begin

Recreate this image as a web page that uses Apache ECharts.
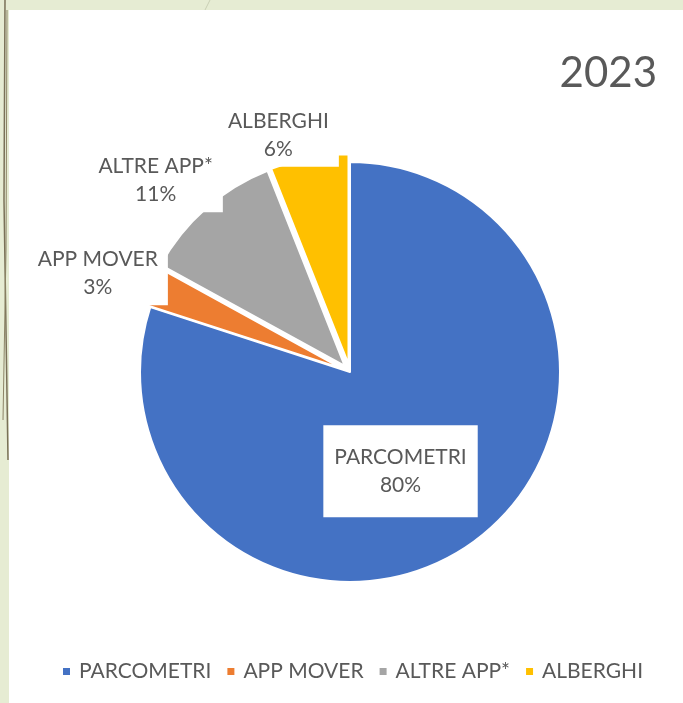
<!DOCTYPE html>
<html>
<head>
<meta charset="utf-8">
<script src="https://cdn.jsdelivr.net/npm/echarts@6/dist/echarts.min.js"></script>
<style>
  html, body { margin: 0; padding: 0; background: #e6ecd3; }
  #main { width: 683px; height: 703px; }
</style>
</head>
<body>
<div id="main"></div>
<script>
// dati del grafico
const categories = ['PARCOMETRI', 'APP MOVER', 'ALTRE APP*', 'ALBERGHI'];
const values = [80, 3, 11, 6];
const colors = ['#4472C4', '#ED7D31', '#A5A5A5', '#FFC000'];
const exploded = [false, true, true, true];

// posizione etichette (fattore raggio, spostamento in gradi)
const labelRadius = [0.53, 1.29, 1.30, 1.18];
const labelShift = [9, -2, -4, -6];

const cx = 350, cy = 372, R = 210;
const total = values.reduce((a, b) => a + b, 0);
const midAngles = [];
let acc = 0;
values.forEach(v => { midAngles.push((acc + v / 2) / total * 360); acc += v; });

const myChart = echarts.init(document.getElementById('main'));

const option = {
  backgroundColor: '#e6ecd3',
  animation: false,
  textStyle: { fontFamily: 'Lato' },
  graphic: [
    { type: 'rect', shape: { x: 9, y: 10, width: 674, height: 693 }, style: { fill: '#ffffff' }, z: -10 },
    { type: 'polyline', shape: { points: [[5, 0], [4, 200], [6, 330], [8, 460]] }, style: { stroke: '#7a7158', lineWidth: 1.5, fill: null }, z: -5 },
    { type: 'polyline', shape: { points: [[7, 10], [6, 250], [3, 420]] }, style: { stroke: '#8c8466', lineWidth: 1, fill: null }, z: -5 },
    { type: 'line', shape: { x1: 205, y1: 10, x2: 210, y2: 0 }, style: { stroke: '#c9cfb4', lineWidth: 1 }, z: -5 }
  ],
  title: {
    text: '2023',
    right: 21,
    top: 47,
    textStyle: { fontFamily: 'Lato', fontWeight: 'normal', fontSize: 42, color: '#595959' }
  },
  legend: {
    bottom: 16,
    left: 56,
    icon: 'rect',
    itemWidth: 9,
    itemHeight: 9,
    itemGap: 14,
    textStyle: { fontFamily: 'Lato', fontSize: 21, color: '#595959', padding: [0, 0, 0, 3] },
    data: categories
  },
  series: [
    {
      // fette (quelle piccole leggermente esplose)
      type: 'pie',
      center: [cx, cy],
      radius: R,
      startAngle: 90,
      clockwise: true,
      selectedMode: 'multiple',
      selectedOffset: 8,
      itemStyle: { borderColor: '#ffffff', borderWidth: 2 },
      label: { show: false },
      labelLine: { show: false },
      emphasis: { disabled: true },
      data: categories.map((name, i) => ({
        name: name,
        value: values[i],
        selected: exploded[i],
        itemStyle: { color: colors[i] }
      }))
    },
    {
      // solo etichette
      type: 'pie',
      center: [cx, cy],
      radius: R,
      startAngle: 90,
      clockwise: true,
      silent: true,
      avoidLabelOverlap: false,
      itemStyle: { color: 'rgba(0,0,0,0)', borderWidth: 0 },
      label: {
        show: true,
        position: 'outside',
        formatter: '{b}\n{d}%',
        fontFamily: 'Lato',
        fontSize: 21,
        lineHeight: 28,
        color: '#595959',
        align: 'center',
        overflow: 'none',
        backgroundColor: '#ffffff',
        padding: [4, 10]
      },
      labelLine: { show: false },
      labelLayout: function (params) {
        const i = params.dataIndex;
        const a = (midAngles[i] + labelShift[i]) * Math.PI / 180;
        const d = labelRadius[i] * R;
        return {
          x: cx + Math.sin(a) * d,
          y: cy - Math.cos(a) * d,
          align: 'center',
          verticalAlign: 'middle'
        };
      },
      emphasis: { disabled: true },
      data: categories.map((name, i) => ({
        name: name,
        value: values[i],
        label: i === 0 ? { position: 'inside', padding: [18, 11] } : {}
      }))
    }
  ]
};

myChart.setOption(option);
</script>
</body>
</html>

end

Written exercise.
Every line from the top of the material above through the line with "const myChart = echarts.init(document.getElementById('main'));" should be duplicated exactly, please; leave out the pictures.

Problem solution.
Recreate this image as a web page that uses Apache ECharts.
<!DOCTYPE html>
<html>
<head>
<meta charset="utf-8">
<script src="https://cdn.jsdelivr.net/npm/echarts@6/dist/echarts.min.js"></script>
<style>
  html, body { margin: 0; padding: 0; background: #e6ecd3; }
  #main { width: 683px; height: 703px; }
</style>
</head>
<body>
<div id="main"></div>
<script>
// dati del grafico
const categories = ['PARCOMETRI', 'APP MOVER', 'ALTRE APP*', 'ALBERGHI'];
const values = [80, 3, 11, 6];
const colors = ['#4472C4', '#ED7D31', '#A5A5A5', '#FFC000'];
const exploded = [false, true, true, true];

// posizione etichette (fattore raggio, spostamento in gradi)
const labelRadius = [0.53, 1.29, 1.30, 1.18];
const labelShift = [9, -2, -4, -6];

const cx = 350, cy = 372, R = 210;
const total = values.reduce((a, b) => a + b, 0);
const midAngles = [];
let acc = 0;
values.forEach(v => { midAngles.push((acc + v / 2) / total * 360); acc += v; });

const myChart = echarts.init(document.getElementById('main'));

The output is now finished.